To be sure, one may wonder whether those claims of freedom are sincere and not a self-servingly hollow rhetorical instrument, or even the result of simple confusion about the meanings of “freedom”. Undoubtedly American culture is full of misunderstandings about the concept of freedom, intentional or otherwise. I still remember the slogan from a commercial for a mobility scooter from some two decades ago: “Give freedom back to the free!” it said, against a Star-Spangled Banner background. And yes, it featured a bold eagle, too.

Yet there is a direct link between the self-representation of the United States as the “Land of the Free” and the central role of trade and consumption in American culture. One way in which the idea of freedom plays a role in the narrative that legitimizes the American economic-political order has to do with how consumption is a key vehicle for both self-realization and social participation. Even the anti-lockdown protesters’ attachment to firearms is not so much a reaffirmation of the Second Amendment right to carry arms as much as it is a defense of the right to free consumption, regardless of the potential lethality of the product.

The cultural history of the US certainly features many traditions hostile to consumerism and focused on other conceptions of freedom: Puritanism, the anti-materialism of hippies or the civic spirit of New England Town Meetings. Yet studies show that, since the mid-20th century, consumption has become the main form of social participation. Those who do not consume, and especially those who do not consume because they are unable to, are confined to the margins of society — far more than those who do not vote, or at least those who do not vote by choice, rather than because of vote suppression efforts.

It is a small step between these considerations and our earlier comparison between looting and occupation for the benefit of the most vulnerable. We can observe that the American Dream of the “Land of the Free” remains an unfulfilled promise for millions of people who remain structurally excluded from participation in consumer society, or at least severely limited in their ability to participate.

The homeless and urban ethnic minorities are just some of the most obvious examples of social exclusion — a measure not only of the absolute and relative poverty of these groups, but above all of their structural inability to lead the type of life that society considers “normal.” Such a life involves having a fixed abode, but also the accumulation of consumer goods. The young looter and the occupiers of the Sheraton Hotel have simply decided to try to remedy their social exclusion with direct action — a political strategy that has returned to the center of resistance to capitalism over the past few decades.

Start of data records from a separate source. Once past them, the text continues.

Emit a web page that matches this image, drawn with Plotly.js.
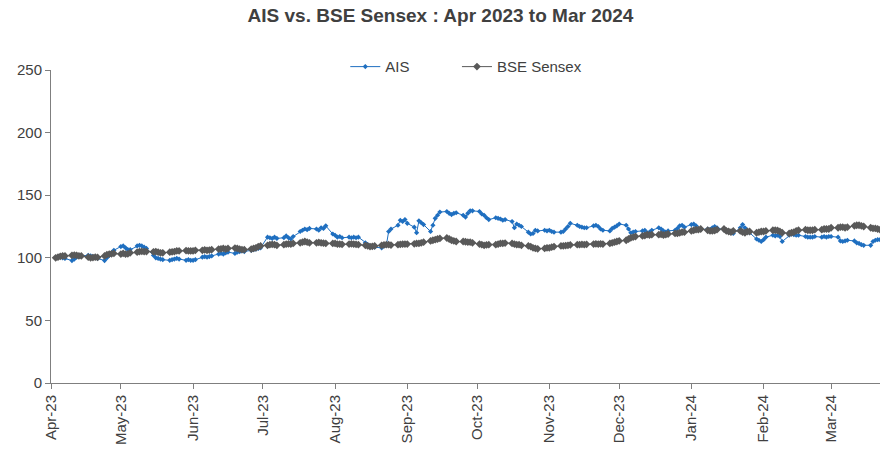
<!DOCTYPE html>
<html>
<head>
<meta charset="utf-8">
<script src="https://cdn.plot.ly/plotly-3.0.1.min.js"></script>
<style>
  html, body { margin: 0; padding: 0; background: #fff; }
  #chart { width: 881px; height: 452px; }
</style>
</head>
<body>
<div id="chart"></div>
<script>
// Month starts (trading days are the weekdays of each month)
const months = ['2023-04','2023-05','2023-06','2023-07','2023-08','2023-09',
                '2023-10','2023-11','2023-12','2024-01','2024-02','2024-03'];
const lastDay = '2024-03-22';

// AIS (rebased to 100), one value per weekday of each month
const aisApr = [100, 100.5, 101, 100, 99.5, 97.8, 99, 100.5, 101.5, 101.5, 102, 101.5, 101, 100.5, 99.5, 97.8, 100, 102, 104, 106];
const aisMay = [109, 109.5, 108, 106.5, 106.5, 109.5, 110, 109.5, 108.5, 107.5, 102, 100, 99.5, 99, 98.5, 98, 98.5, 99, 99.5, 99, 98, 98.5, 98];
const aisJun = [98, 98.5, 100.5, 101, 100.5, 101, 101.5, 103, 103.5, 103, 104, 104.5, 103.5, 104.5, 105, 105.5, 105, 106, 106.5, 107, 107.5, 108];
const aisJul = [116.5, 116, 115.5, 116.5, 115.5, 116, 117.5, 116, 115, 117, 121, 122, 123, 122.5, 123.5, 123, 122, 124, 123.5, 125.5, 119];
const aisAug = [118, 116.5, 117, 116, 116.5, 116, 116.5, 116, 116.5, 112, 110.5, 109.5, 108.5, 108.5, 108, 109.5, 110, 121, 123, 126, 130, 129, 130.5];
const aisSep = [127.5, 124.5, 120, 129.5, 128, 126.5, 121, 126, 131.5, 134, 136.5, 137, 135.5, 134.5, 135.5, 136, 134, 132.5, 135.5, 137.5, 137.5];
const aisOct = [137, 135, 134, 132, 130.5, 132, 131.5, 131, 130, 130.5, 129, 124, 127, 126, 125, 120.5, 119, 119.5, 122, 121.5, 122, 121.5];
const aisNov = [122, 121, 120.5, 120.5, 121, 123, 125, 127.5, 126, 125, 124.5, 124, 124, 125.5, 126, 125, 123, 122, 121.5, 123.5, 124.5, 125.5];
const aisDec = [127, 126, 123, 120, 120.5, 121, 121.5, 122, 120, 120.5, 122, 124, 123, 121.5, 120.5, 121.5, 122, 123.5, 125.5, 126, 124.5];
const aisJan = [126.5, 127, 125.5, 123, 122.5, 123, 122.5, 124, 125, 124, 122.5, 121.5, 121, 120, 119.5, 124, 126.5, 124, 122, 120, 115, 114, 113];
const aisFeb = [114.5, 116.5, 118, 117.5, 118, 117, 113, 118, 119, 118.5, 118, 118, 117, 116.5, 116.5, 116.5, 117, 116.5, 117, 116.5, 117];
const aisMar = [117, 116.5, 113.5, 113, 113.5, 114, 113.5, 112, 111.5, 110.5, 110, 110, 113, 114, 114.5, 114.5];

// BSE Sensex (rebased to 100)
const bseApr = [100, 100.5, 101.2, 101.5, 101.5, 102, 102.2, 102, 101.5, 101.5, 100.5, 100, 100.2, 100.5, 100.3, 101.5, 102.5, 103, 103.2, 103.5];
const bseMay = [103, 103.5, 103, 103.2, 104, 104.5, 105, 105.2, 105, 105, 104.8, 105, 104.5, 104, 104, 104.5, 104.8, 105, 105.5, 105.5, 105.8, 105.5, 105.5];
const bseJun = [105.5, 106, 106, 106.3, 106, 106.2, 106.5, 107, 107.2, 107.5, 107, 107.5, 107.8, 107.5, 107, 106.5, 106.5, 107, 107.5, 108, 109, 109.5];
const bseJul = [110, 110.5, 110.8, 110.5, 110, 110.5, 111, 111.2, 111, 111.5, 112, 112.5, 113, 112.5, 112, 112, 112.3, 112, 111.8, 111.5, 111.5];
const bseAug = [111.5, 111, 111, 110.8, 111, 111.2, 111, 110.8, 110.5, 110, 109.5, 109, 109.2, 109.5, 110, 110.3, 110.5, 110.5, 110.2, 110.5, 110.8, 111, 111];
const bseSep = [111, 111.2, 111.5, 111.5, 112, 112.5, 113.5, 114, 114.5, 115, 115.5, 115.8, 115, 114, 113.5, 113, 113, 112.8, 112.5, 112.5, 112];
const bseOct = [111, 110.5, 110, 110.3, 110.5, 110.5, 111, 111.5, 111.5, 111.8, 111.5, 111, 110.5, 110.5, 110, 109.5, 109, 108, 107.5, 107.2, 107.5, 108];
const bseNov = [108, 108.5, 109, 109.5, 109.5, 109.8, 110, 110.3, 110.5, 110.5, 110.8, 110.5, 110.8, 111, 111.2, 111, 111.2, 111, 111.5, 112, 112.5, 113];
const bseDec = [113.5, 114, 115, 116, 116.5, 117, 117.5, 117.8, 118.5, 118.2, 118.5, 118.5, 118.8, 118.2, 118.5, 119, 119.5, 119.5, 120, 120.5, 120.5];
const bseJan = [121.5, 122, 122.5, 122.5, 123, 122, 121.5, 121.5, 121.8, 122.5, 123, 121.5, 121, 120.5, 121.5, 121.5, 120.5, 120, 121, 121, 120, 120.5, 121];
const bseFeb = [121, 121.5, 122, 122, 121.8, 121, 120, 119.5, 120, 120.5, 121.5, 122, 122.5, 122, 122, 122, 122.5, 122.5, 123, 123, 123];
const bseMar = [124, 124, 124.5, 124.5, 124, 124.5, 125.5, 126, 126, 125.5, 125, 124, 123.5, 123.5, 123, 122.5];

const yTicks = [0, 50, 100, 150, 200, 250];

// Build trading-day dates (weekdays) per month
function weekdaysOf(ym, limit) {
  const [y, m] = ym.split('-').map(Number);
  const out = [];
  const d = new Date(Date.UTC(y, m - 1, 1));
  while (d.getUTCMonth() === m - 1) {
    const iso = d.toISOString().slice(0, 10);
    if (limit && iso > limit) break;
    const wd = d.getUTCDay();
    if (wd !== 0 && wd !== 6) out.push(iso);
    d.setUTCDate(d.getUTCDate() + 1);
  }
  return out;
}
const aisByMonth = [aisApr, aisMay, aisJun, aisJul, aisAug, aisSep, aisOct, aisNov, aisDec, aisJan, aisFeb, aisMar];
const bseByMonth = [bseApr, bseMay, bseJun, bseJul, bseAug, bseSep, bseOct, bseNov, bseDec, bseJan, bseFeb, bseMar];
let dates = [], ais = [], bse = [];
months.forEach((ym, i) => {
  const ds = weekdaysOf(ym, lastDay);
  const n = Math.min(ds.length, aisByMonth[i].length, bseByMonth[i].length);
  dates = dates.concat(ds.slice(0, n));
  ais = ais.concat(aisByMonth[i].slice(0, n));
  bse = bse.concat(bseByMonth[i].slice(0, n));
});

const font = 'Liberation Sans, Arial, sans-serif';
const traces = [
  {
    x: dates, y: ais, name: 'AIS', type: 'scatter', mode: 'lines+markers',
    line: { color: '#1F6FC0', width: 1 },
    marker: { symbol: 'diamond', size: 4, color: '#1F6FC0' },
    legend: 'legend'
  },
  {
    x: dates, y: bse, name: 'BSE Sensex', type: 'scatter', mode: 'lines+markers',
    line: { color: '#595959', width: 1 },
    marker: { symbol: 'diamond', size: 6, color: '#595959' },
    legend: 'legend2'
  }
];

const legendBase = {
  orientation: 'h', xanchor: 'left', y: 1.01, yanchor: 'middle',
  font: { family: font, size: 15, color: '#404040' },
  bgcolor: 'rgba(0,0,0,0)', itemwidth: 30
};

const layout = {
  width: 881, height: 452,
  margin: { l: 51, r: 1, t: 70, b: 69 },
  paper_bgcolor: '#ffffff', plot_bgcolor: '#ffffff',
  font: { family: font, size: 15, color: '#404040' },
  title: {
    text: '<b>AIS vs. BSE Sensex : Apr 2023 to Mar 2024</b>',
    font: { family: font, size: 19, color: '#404040' },
    x: 0.5, xanchor: 'center', y: 0.965, yanchor: 'middle'
  },
  showlegend: true,
  legend: Object.assign({}, legendBase, { x: 0.355 }),
  legend2: Object.assign({}, legendBase, { x: 0.4897 }),
  xaxis: {
    type: 'date',
    range: ['2023-04-01', lastDay],
    tickmode: 'linear', tick0: '2023-04-01', dtick: 'M1',
    tickformat: '%b-%y', tickangle: -90,
    ticks: 'outside', ticklen: 5, tickcolor: '#7f7f7f',
    showline: true, linecolor: '#7f7f7f', linewidth: 1,
    showgrid: false, zeroline: false,
    tickfont: { family: font, size: 15, color: '#404040' }
  },
  yaxis: {
    range: [0, 250],
    tickmode: 'array', tickvals: yTicks, ticktext: yTicks.map(String),
    ticks: 'outside', ticklen: 5, tickcolor: '#7f7f7f',
    showline: true, linecolor: '#7f7f7f', linewidth: 1,
    showgrid: false, zeroline: false,
    tickfont: { family: font, size: 15, color: '#404040' }
  }
};

Plotly.newPlot('chart', traces, layout, { displayModeBar: false, staticPlot: true });
</script>
</body>
</html>
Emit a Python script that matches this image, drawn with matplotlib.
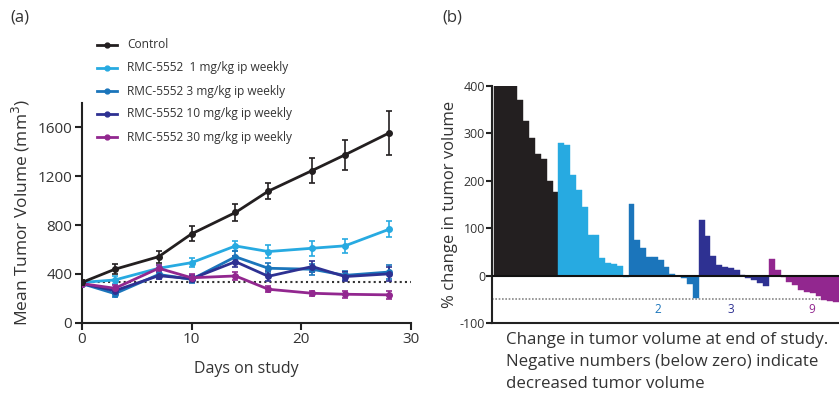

The events of the last months — from the anti-lockdown protests to the looting and occupations related to the Floyd uprising — have shown once again that private property is both the first and the last line of defense of the status quo. The rhetoric is familiar: a child’s attachment to her favorite teddy bear is just as sacred as any old billionaire’s grip on his stocks. But we should be wary of common sense notions such as “private property” or “looting” when they are used to categorically condemn insurgent actions that call into question the legitimacy of the status quo.

That is especially true when the status quo is capitalism — an order based precisely on a combination of the monopoly of violence by the state and private property as the cornerstone of social organization. What seems common sense is often an ideological distortion in favor of the powers that be. Direct action, both in its more rudimentary forms and in complex manifestations of prefigurative politics, can help us shred this ideological veil. It may even help us change what is socially desirable, or possible.

Enzo Rossi

Enzo Rossi is associate professor of political science at the University of Amsterdam and the co-editor of the European Journal of Political Theory.